→ **What the exercise asks**
Set down every entry again word for word, please, but skip the pictures.

[Records with drawing code]
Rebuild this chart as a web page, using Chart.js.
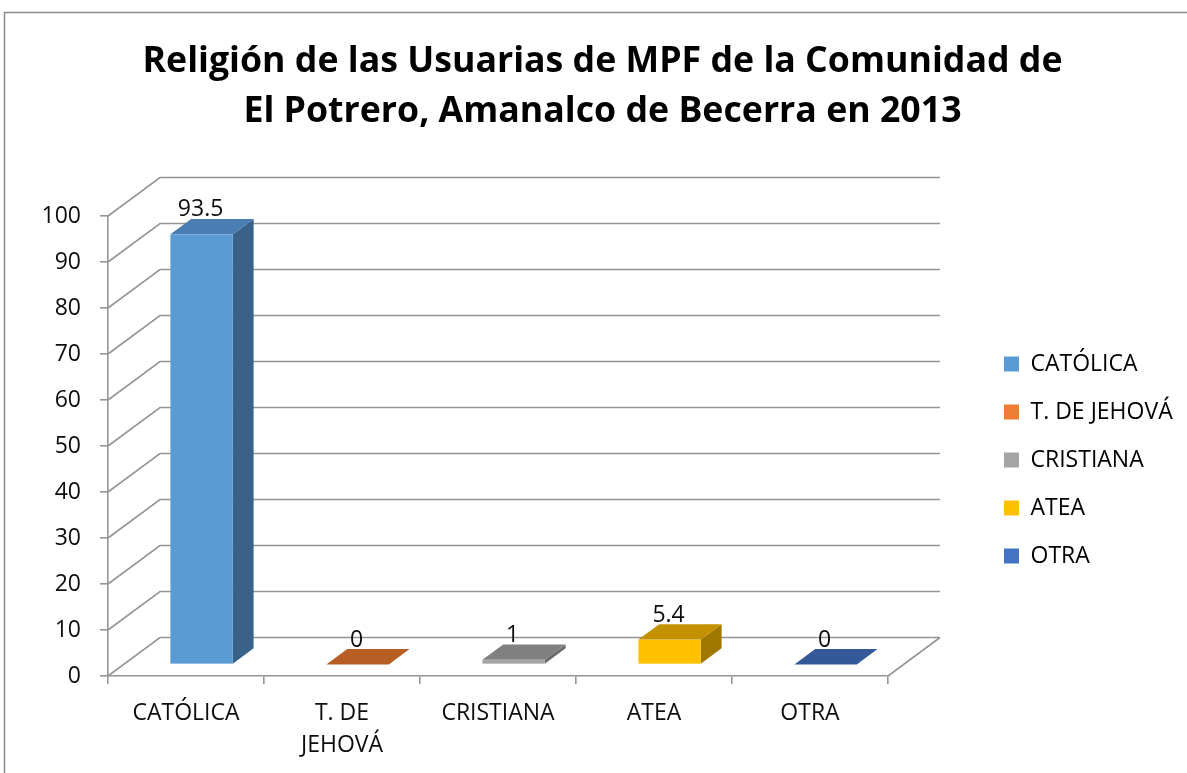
<!DOCTYPE html>
<html>
<head>
<meta charset="utf-8">
<script src="https://cdn.jsdelivr.net/npm/chart.js@4.4.1/dist/chart.umd.min.js"></script>
<style>
  html, body { margin: 0; padding: 0; background: #ffffff; overflow: hidden; }
  #wrap { position: relative; width: 1187px; height: 773px; }
</style>
</head>
<body>
<div id="wrap"><canvas id="c"></canvas></div>
<script>
// ---- data ----
const categories = ['CATÓLICA', 'T. DE JEHOVÁ', 'CRISTIANA', 'ATEA', 'OTRA'];
const axisLabels = [['CATÓLICA'], ['T. DE', 'JEHOVÁ'], ['CRISTIANA'], ['ATEA'], ['OTRA']];
const values = [93.5, 0, 1, 5.4, 0];
const valueLabels = ['93.5', '0', '1', '5.4', '0'];
const yMin = 0;
const yMax = 100;
const yStep = 10;
const titleLines = ['Religión de las Usuarias de MPF de la Comunidad de', 'El Potrero, Amanalco de Becerra en 2013'];

// ---- colours ----
const faceColors = ['#5B9BD5', '#ED7D31', '#A5A5A5', '#FFC000', '#4472C4'];
const topColors  = ['#4A7DB1', '#B65E23', '#808080', '#C39200', '#345999'];
const sideColors = ['#3A6289', '#984D1C', '#6A6A6A', '#A07800', '#2A4A80'];
const GRID = '#959595';
const TEXT = '#0d0d0d';

// ---- 3D geometry (depth of the floor/walls) ----
const DX = 52, DY = -38.5, BAR_FRONT = 0.3, BAR_BACK = 0.7;

Chart.defaults.font.family = "'Open Sans', 'DejaVu Sans', sans-serif";
Chart.defaults.color = TEXT;

const threeD = {
  id: 'threeD',
  beforeDraw(chart) {
    const ctx = chart.ctx;
    ctx.save();
    ctx.strokeStyle = '#8a8a8a';
    ctx.lineWidth = 1.5;
    ctx.beginPath();
    ctx.moveTo(4.5, chart.height);
    ctx.lineTo(4.5, 12.5);
    ctx.lineTo(chart.width, 12.5);
    ctx.stroke();
    ctx.restore();
  },
  afterLayout(chart) {
    const lg = chart.legend;
    if (!lg) return;
    lg.left = 979; lg.right = chart.width;
    lg.top = 327.5; lg.bottom = chart.height;
    lg.width = lg.right - lg.left; lg.height = lg.bottom - lg.top;
  },
  beforeDatasetsDraw(chart) {
    const ctx = chart.ctx, ys = chart.scales.y, a = chart.chartArea;
    ctx.save();
    ctx.strokeStyle = GRID;
    ctx.lineWidth = 1.6;
    ys.ticks.forEach(t => {
      const py = ys.getPixelForValue(t.value);
      ctx.beginPath();
      ctx.moveTo(a.left, py);
      ctx.lineTo(a.left + DX, py + DY);
      ctx.lineTo(a.right + DX, py + DY);
      ctx.stroke();
    });
    const p0 = ys.getPixelForValue(yMin);
    ctx.beginPath();
    ctx.moveTo(a.right, p0);
    ctx.lineTo(a.right + DX, p0 + DY);
    ctx.stroke();
    ctx.restore();
  },
  afterDatasetsDraw(chart) {
    const ctx = chart.ctx;
    const meta = chart.getDatasetMeta(0);
    const fx = DX * BAR_FRONT, fy = DY * BAR_FRONT;
    const dx = DX * (BAR_BACK - BAR_FRONT), dy = DY * (BAR_BACK - BAR_FRONT);
    ctx.save();
    meta.data.forEach((el, i) => {
      const p = el.getProps(['x', 'y', 'base', 'width'], true);
      const L = p.x - p.width / 2 + fx, R = p.x + p.width / 2 + fx;
      const T = Math.min(p.y, p.base) + fy, B = Math.max(p.y, p.base) + fy;
      // side
      ctx.fillStyle = sideColors[i];
      ctx.beginPath();
      ctx.moveTo(R, T); ctx.lineTo(R + dx, T + dy); ctx.lineTo(R + dx, B + dy); ctx.lineTo(R, B);
      ctx.closePath(); ctx.fill();
      // front
      ctx.fillStyle = faceColors[i];
      ctx.fillRect(L, T, R - L, B - T);
      // top
      ctx.fillStyle = topColors[i];
      ctx.beginPath();
      ctx.moveTo(L, T); ctx.lineTo(R, T); ctx.lineTo(R + dx, T + dy); ctx.lineTo(L + dx, T + dy);
      ctx.closePath(); ctx.fill();
      // value label
      ctx.fillStyle = TEXT;
      ctx.font = "23px 'Open Sans', sans-serif";
      ctx.textAlign = 'center';
      ctx.textBaseline = 'middle';
      ctx.fillText(valueLabels[i], p.x + fx - 1, T + dy - 9);
    });
    ctx.restore();
  }
};

new Chart(document.getElementById('c'), {
  type: 'bar',
  data: {
    labels: categories,
    datasets: [{
      label: 'Religión',
      data: values,
      backgroundColor: 'rgba(0,0,0,0)',
      borderWidth: 0,
      barPercentage: 0.4,
      categoryPercentage: 1.0
    }]
  },
  options: {
    responsive: true,
    maintainAspectRatio: false,
    animation: false,
    devicePixelRatio: 1,
    layout: { padding: { left: 18, right: 0, top: 0, bottom: 0 } },
    plugins: {
      tooltip: { enabled: false },
      title: {
        display: true,
        text: titleLines,
        color: '#000',
        font: { size: 35.7, weight: 'bold', lineHeight: '50px' },
        padding: { top: 37, bottom: 79 }
      },
      legend: {
        display: true,
        position: 'chartArea',
        align: 'start',
        labels: {
          boxWidth: 15,
          boxHeight: 15,
          padding: 25,
          color: TEXT,
          font: { size: 23 },
          generateLabels: () => categories.map((c, i) => ({
            text: c, fillStyle: faceColors[i], strokeStyle: faceColors[i],
            lineWidth: 0, hidden: false, index: i, datasetIndex: 0
          }))
        }
      }
    },
    scales: {
      x: {
        type: 'category',
        offset: true,
        grid: { display: true, drawOnChartArea: false, drawTicks: true, tickLength: 8, offset: true, color: GRID, lineWidth: 1.6 },
        border: { display: true, color: GRID, width: 1.6 },
        ticks: {
          padding: 13,
          color: TEXT,
          font: { size: 23, lineHeight: '32px' },
          maxRotation: 0,
          autoSkip: false,
          callback: (v, i) => axisLabels[i]
        },
        afterFit: s => { s.height = 97; }
      },
      y: {
        type: 'linear',
        position: 'left',
        min: yMin,
        max: yMax,
        grid: { display: true, drawOnChartArea: false, drawTicks: true, tickLength: 8, color: GRID, lineWidth: 1.6 },
        border: { display: true, color: GRID, width: 1.6 },
        ticks: { stepSize: yStep, padding: 19, color: TEXT, font: { size: 23 } },
        afterFit: s => { s.width = 90; }
      },
      y2: {
        type: 'linear',
        position: 'right',
        display: true,
        grid: { display: false },
        border: { display: false },
        ticks: { display: false },
        afterFit: s => { s.width = 299; }
      }
    }
  },
  plugins: [threeD]
});
</script>
</body>
</html>
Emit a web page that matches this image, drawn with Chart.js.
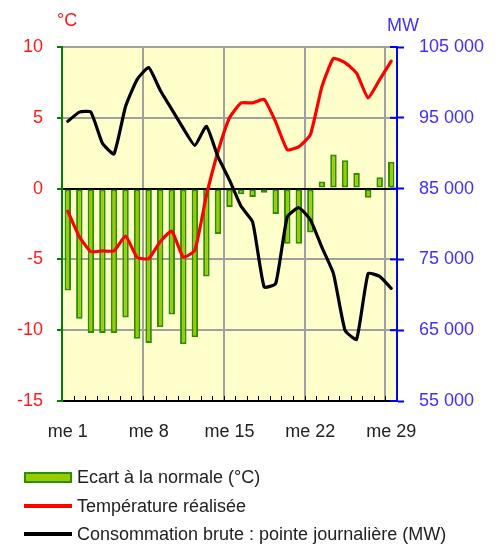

→ **Correct response**
Rebuild this chart as a web page, using Chart.js.
<!DOCTYPE html>
<html>
<head>
<meta charset="utf-8">
<script src="https://cdn.jsdelivr.net/npm/chart.js@4.4.1/dist/chart.umd.min.js"></script>
<style>
  html, body { margin: 0; padding: 0; background: #ffffff; overflow: hidden; }
  #wrap { position: relative; width: 1187px; height: 773px; }
</style>
</head>
<body>
<div id="wrap"><canvas id="c"></canvas></div>
<script>
// ---- data ----
const categories = ['CATÓLICA', 'T. DE JEHOVÁ', 'CRISTIANA', 'ATEA', 'OTRA'];
const axisLabels = [['CATÓLICA'], ['T. DE', 'JEHOVÁ'], ['CRISTIANA'], ['ATEA'], ['OTRA']];
const values = [93.5, 0, 1, 5.4, 0];
const valueLabels = ['93.5', '0', '1', '5.4', '0'];
const yMin = 0;
const yMax = 100;
const yStep = 10;
const titleLines = ['Religión de las Usuarias de MPF de la Comunidad de', 'El Potrero, Amanalco de Becerra en 2013'];

// ---- colours ----
const faceColors = ['#5B9BD5', '#ED7D31', '#A5A5A5', '#FFC000', '#4472C4'];
const topColors  = ['#4A7DB1', '#B65E23', '#808080', '#C39200', '#345999'];
const sideColors = ['#3A6289', '#984D1C', '#6A6A6A', '#A07800', '#2A4A80'];
const GRID = '#959595';
const TEXT = '#0d0d0d';

// ---- 3D geometry (depth of the floor/walls) ----
const DX = 52, DY = -38.5, BAR_FRONT = 0.3, BAR_BACK = 0.7;

Chart.defaults.font.family = "'Open Sans', 'DejaVu Sans', sans-serif";
Chart.defaults.color = TEXT;

const threeD = {
  id: 'threeD',
  beforeDraw(chart) {
    const ctx = chart.ctx;
    ctx.save();
    ctx.strokeStyle = '#8a8a8a';
    ctx.lineWidth = 1.5;
    ctx.beginPath();
    ctx.moveTo(4.5, chart.height);
    ctx.lineTo(4.5, 12.5);
    ctx.lineTo(chart.width, 12.5);
    ctx.stroke();
    ctx.restore();
  },
  afterLayout(chart) {
    const lg = chart.legend;
    if (!lg) return;
    lg.left = 979; lg.right = chart.width;
    lg.top = 327.5; lg.bottom = chart.height;
    lg.width = lg.right - lg.left; lg.height = lg.bottom - lg.top;
  },
  beforeDatasetsDraw(chart) {
    const ctx = chart.ctx, ys = chart.scales.y, a = chart.chartArea;
    ctx.save();
    ctx.strokeStyle = GRID;
    ctx.lineWidth = 1.6;
    ys.ticks.forEach(t => {
      const py = ys.getPixelForValue(t.value);
      ctx.beginPath();
      ctx.moveTo(a.left, py);
      ctx.lineTo(a.left + DX, py + DY);
      ctx.lineTo(a.right + DX, py + DY);
      ctx.stroke();
    });
    const p0 = ys.getPixelForValue(yMin);
    ctx.beginPath();
    ctx.moveTo(a.right, p0);
    ctx.lineTo(a.right + DX, p0 + DY);
    ctx.stroke();
    ctx.restore();
  },
  afterDatasetsDraw(chart) {
    const ctx = chart.ctx;
    const meta = chart.getDatasetMeta(0);
    const fx = DX * BAR_FRONT, fy = DY * BAR_FRONT;
    const dx = DX * (BAR_BACK - BAR_FRONT), dy = DY * (BAR_BACK - BAR_FRONT);
    ctx.save();
    meta.data.forEach((el, i) => {
      const p = el.getProps(['x', 'y', 'base', 'width'], true);
      const L = p.x - p.width / 2 + fx, R = p.x + p.width / 2 + fx;
      const T = Math.min(p.y, p.base) + fy, B = Math.max(p.y, p.base) + fy;
      // side
      ctx.fillStyle = sideColors[i];
      ctx.beginPath();
      ctx.moveTo(R, T); ctx.lineTo(R + dx, T + dy); ctx.lineTo(R + dx, B + dy); ctx.lineTo(R, B);
      ctx.closePath(); ctx.fill();
      // front
      ctx.fillStyle = faceColors[i];
      ctx.fillRect(L, T, R - L, B - T);
      // top
      ctx.fillStyle = topColors[i];
      ctx.beginPath();
      ctx.moveTo(L, T); ctx.lineTo(R, T); ctx.lineTo(R + dx, T + dy); ctx.lineTo(L + dx, T + dy);
      ctx.closePath(); ctx.fill();
      // value label
      ctx.fillStyle = TEXT;
      ctx.font = "23px 'Open Sans', sans-serif";
      ctx.textAlign = 'center';
      ctx.textBaseline = 'middle';
      ctx.fillText(valueLabels[i], p.x + fx - 1, T + dy - 9);
    });
    ctx.restore();
  }
};

new Chart(document.getElementById('c'), {
  type: 'bar',
  data: {
    labels: categories,
    datasets: [{
      label: 'Religión',
      data: values,
      backgroundColor: 'rgba(0,0,0,0)',
      borderWidth: 0,
      barPercentage: 0.4,
      categoryPercentage: 1.0
    }]
  },
  options: {
    responsive: true,
    maintainAspectRatio: false,
    animation: false,
    devicePixelRatio: 1,
    layout: { padding: { left: 18, right: 0, top: 0, bottom: 0 } },
    plugins: {
      tooltip: { enabled: false },
      title: {
        display: true,
        text: titleLines,
        color: '#000',
        font: { size: 35.7, weight: 'bold', lineHeight: '50px' },
        padding: { top: 37, bottom: 79 }
      },
      legend: {
        display: true,
        position: 'chartArea',
        align: 'start',
        labels: {
          boxWidth: 15,
          boxHeight: 15,
          padding: 25,
          color: TEXT,
          font: { size: 23 },
          generateLabels: () => categories.map((c, i) => ({
            text: c, fillStyle: faceColors[i], strokeStyle: faceColors[i],
            lineWidth: 0, hidden: false, index: i, datasetIndex: 0
          }))
        }
      }
    },
    scales: {
      x: {
        type: 'category',
        offset: true,
        grid: { display: true, drawOnChartArea: false, drawTicks: true, tickLength: 8, offset: true, color: GRID, lineWidth: 1.6 },
        border: { display: true, color: GRID, width: 1.6 },
        ticks: {
          padding: 13,
          color: TEXT,
          font: { size: 23, lineHeight: '32px' },
          maxRotation: 0,
          autoSkip: false,
          callback: (v, i) => axisLabels[i]
        },
        afterFit: s => { s.height = 97; }
      },
      y: {
        type: 'linear',
        position: 'left',
        min: yMin,
        max: yMax,
        grid: { display: true, drawOnChartArea: false, drawTicks: true, tickLength: 8, color: GRID, lineWidth: 1.6 },
        border: { display: true, color: GRID, width: 1.6 },
        ticks: { stepSize: yStep, padding: 19, color: TEXT, font: { size: 23 } },
        afterFit: s => { s.width = 90; }
      },
      y2: {
        type: 'linear',
        position: 'right',
        display: true,
        grid: { display: false },
        border: { display: false },
        ticks: { display: false },
        afterFit: s => { s.width = 299; }
      }
    }
  },
  plugins: [threeD]
});
</script>
</body>
</html>
Emit a web page that matches this image, drawn with Chart.js.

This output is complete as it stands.